Another possibility is that you’re not staying in the sauna long enough to trigger your body’s endorphin release. Spending a short time in the sauna is typically not the best way to enjoy its benefits, as your body will need to go through a period of feeling worse before it will start feeling better.
This is a common issue for people who are using saunas for the first time, as they may not know how long they need to stay in the sauna to start feeling better. This is why most users will recommend using the sauna with someone who is used to it, at first.

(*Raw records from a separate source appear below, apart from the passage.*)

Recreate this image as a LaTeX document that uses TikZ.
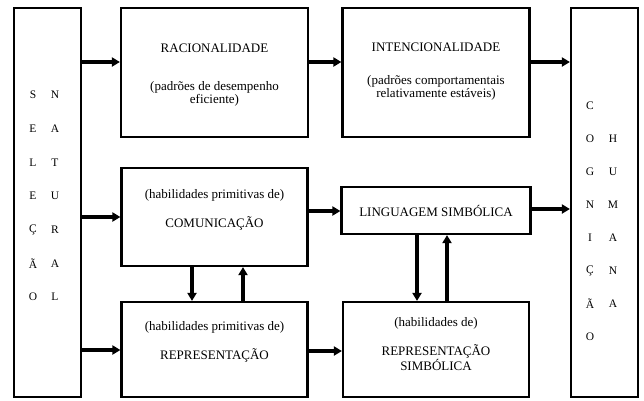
\documentclass[tikz,border=0pt]{standalone}
\usepackage{fontspec}
\setmainfont{Liberation Serif}
\usepackage{tikz}
\usetikzlibrary{arrows.meta}
\tikzstyle{bloco}=[rectangle,draw,line width=2.2pt,inner sep=0pt]
\tikzstyle{seta} = [draw,line width=3.2pt,-{Triangle[length=8pt,width=9pt]}]
\tikzstyle{rotulo} = [font=\fontsize{13}{11.5}\selectfont,inner sep=0pt,align=center]
\tikzstyle{letra} = [font=\fontsize{11.5}{12}\selectfont,inner sep=0pt]

\begin{document}
\begin{tikzpicture}[x=1pt,y=-1pt]
\useasboundingbox (0,0) rectangle (644,400);

%caixas laterais
    \foreach \pos/\name in {{(47.5,202.5)/selecao}, {(604.5,202.5)/cognicao}}
        \node[bloco, minimum width=67pt, minimum height=389pt] (\name) at \pos {};
%linha 1
    \foreach \pos/\name in {{(214.5,72.5)/racional}, {(436,72.5)/intenc}}
        \node[bloco, minimum width=187pt, minimum height=129pt] (\name) at \pos {};
%linha 2
    \node[bloco, minimum width=186pt, minimum height=98pt] (comunic) at (214.5,217) {};
    \node[bloco, rotulo, minimum width=189pt, minimum height=47pt] (ling) at (436,210.5) {LINGUAGEM SIMBÓLICA};
%linha 3
    \foreach \pos/\name in {{(214.5,349.5)/repres}, {(436,349.5)/repsimb}}
        \node[bloco, minimum width=186pt, minimum height=95pt] (\name) at \pos {};

%textos
    \foreach \pos/\name/\label in {{(214.5,48)/tracional/RACIONALIDADE}, {(214.5,94)/tdesemp/(padrões de desempenho\\eficiente)},
        {(436,47)/tintenc/INTENCIONALIDADE}, {(436,87.5)/tcompor/(padrões comportamentais\\relativamente estáveis)},
        {(214.5,195)/thabcom/(habilidades primitivas de)}, {(214.5,223)/tcomunic/COMUNICAÇÃO},
        {(214.5,327)/thabrep/(habilidades primitivas de)}, {(214.5,355)/trepres/REPRESENTAÇÃO},
        {(436,323)/thabsimb/(habilidades de)}, {(436,357.5)/trepsimb/REPRESENTAÇÃO\\SIMBÓLICA}}
        \node[rotulo] (\name) at \pos {\label};

%letras verticais
    \foreach \l [count=\i from 0] in {S,E,L,E,Ç,Ã,O}
        \node[letra] (sel\i) at (33,95+33.7*\i) {\l};
    \foreach \l [count=\i from 0] in {N,A,T,U,R,A,L}
        \node[letra] (nat\i) at (55,95+33.7*\i) {\l};
    \foreach \l [count=\i from 0] in {C,O,G,N,I,Ç,Ã,O}
        \node[letra] (cog\i) at (590,106+33*\i) {\l};
    \foreach \l [count=\i from 0] in {H,U,M,A,N,A}
        \node[letra] (hum\i) at (613,139+33*\i) {\l};

% setas horizontais
    \foreach \source/\dest/\y in {selecao/racional/62, selecao/comunic/217, selecao/repres/350,
        racional/intenc/62, intenc/cognicao/62, comunic/ling/211, ling/cognicao/209, repres/repsimb/351}
        \path[seta] (\source.east |- 0,\y) -- (\dest.west |- 0,\y);
% setas verticais
    \foreach \source/\sa/\dest/\da/\x in {comunic/south/repres/north/192, repres/north/comunic/south/243,
        ling/south/repsimb/north/417, repsimb/north/ling/south/447}
        \path[seta] (\source.\sa -| \x,0) -- (\dest.\da -| \x,0);

\end{tikzpicture}
\end{document}
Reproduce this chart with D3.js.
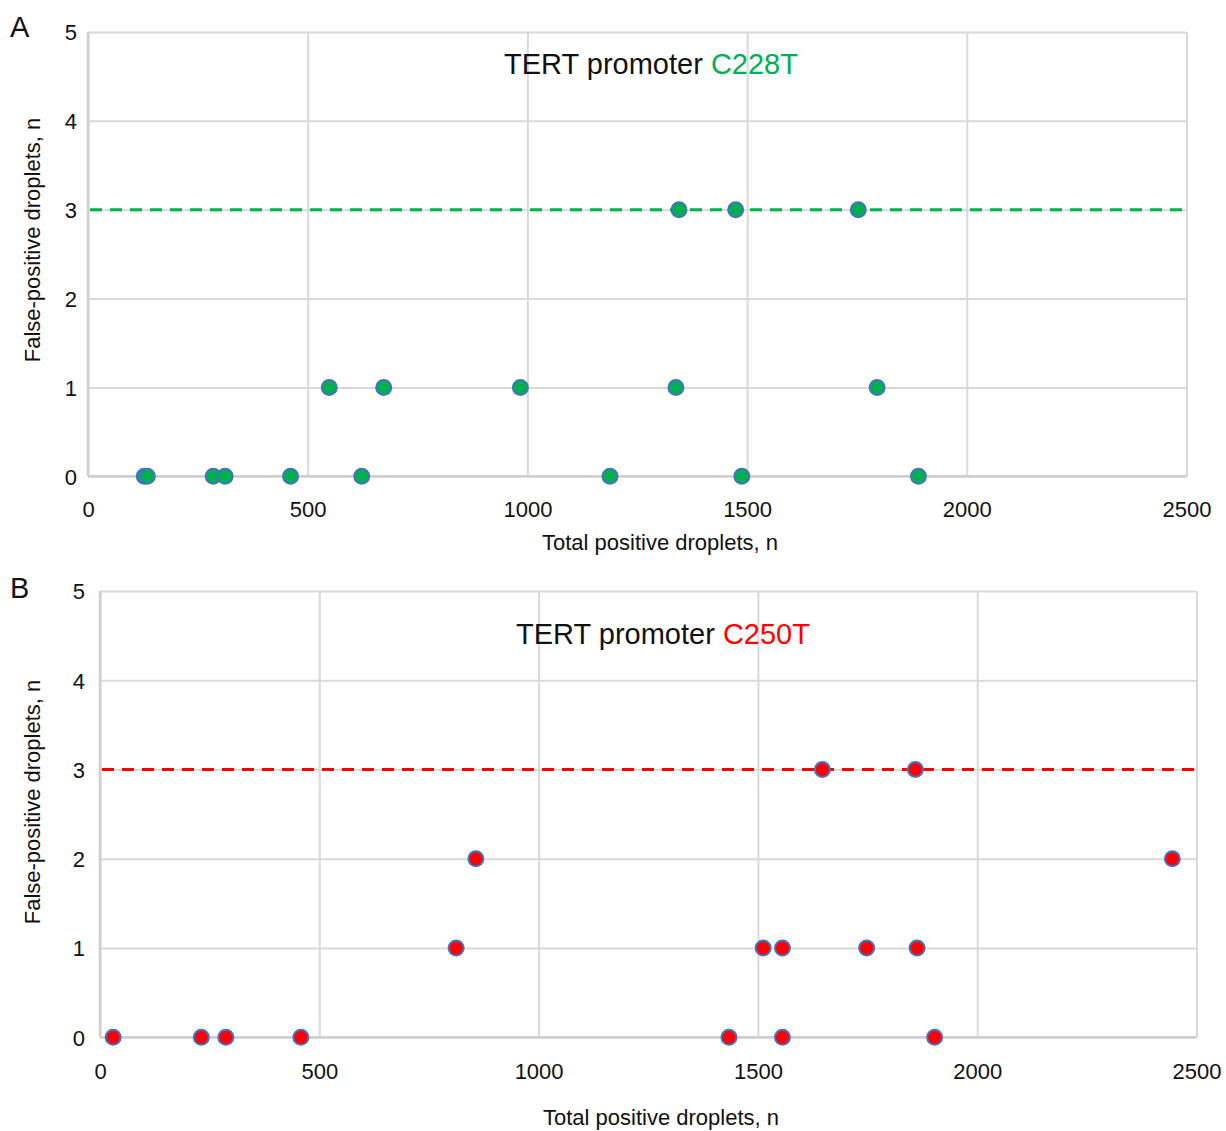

Remember that heat stress is one of the main reasons for most of an infrared sauna’s health benefits. Studies have shown that the benefits associated with using a sauna are similar to those that you get when exercising, and that’s due to the similarities between the two types of stress.
Turning Up the Infrared Sauna too High or Staying too Long
When you use an infrared sauna, you want to be sure that you’re respecting your limits, especially if you’re a first-timer or if you’re not too used to using a sauna.
The average amount of time that someone can expect to spend in a sauna is about 15 minutes per session. If you’re staying for any longer than that, you’ll want to be sure that your body is sufficiently resistant to the heat to ensure that you don’t end up feeling worse when you step out of it.
If it’s your first time ever using a sauna, you may not even expect to reach 15 minutes, and there’s nothing wrong with that. If you want to gradually build your way up when using the sauna, you should start with five minute periods in the sauna until you gradually start to feel better. You can always hop out for a bit, and then jump back in for more.
Don’t forget about the temperature that you have your infrared sauna set at. Compared to a traditional sauna, you should have better control over the temperature levels in an infrared-style sauna, ensuring that you can gradually ramp up the temperature over time.
The typical temperature band for an infrared sauna ranges between 110 and 130 degrees F. Keep in mind that this is way lower than what you would see in traditional wood or electric sauna. However, the method of heating is different, and an infrared sauna at 130′ can subjectively feel like a traditional sauna at 180′.
If you’re a beginner, we’d recommend starting at the lower end of the temperature scale. When you feel more comfortable in the sauna and it has stopped making you feel worse after use, you can slowly increase the temperature.
If you’re not feeling well, just stop using the sauna for a while, or consider changing up your routine around using it. Be sure to hydrate agressively, and with luck, your body will acclimate to the sauna after a little while and you’ll feel better.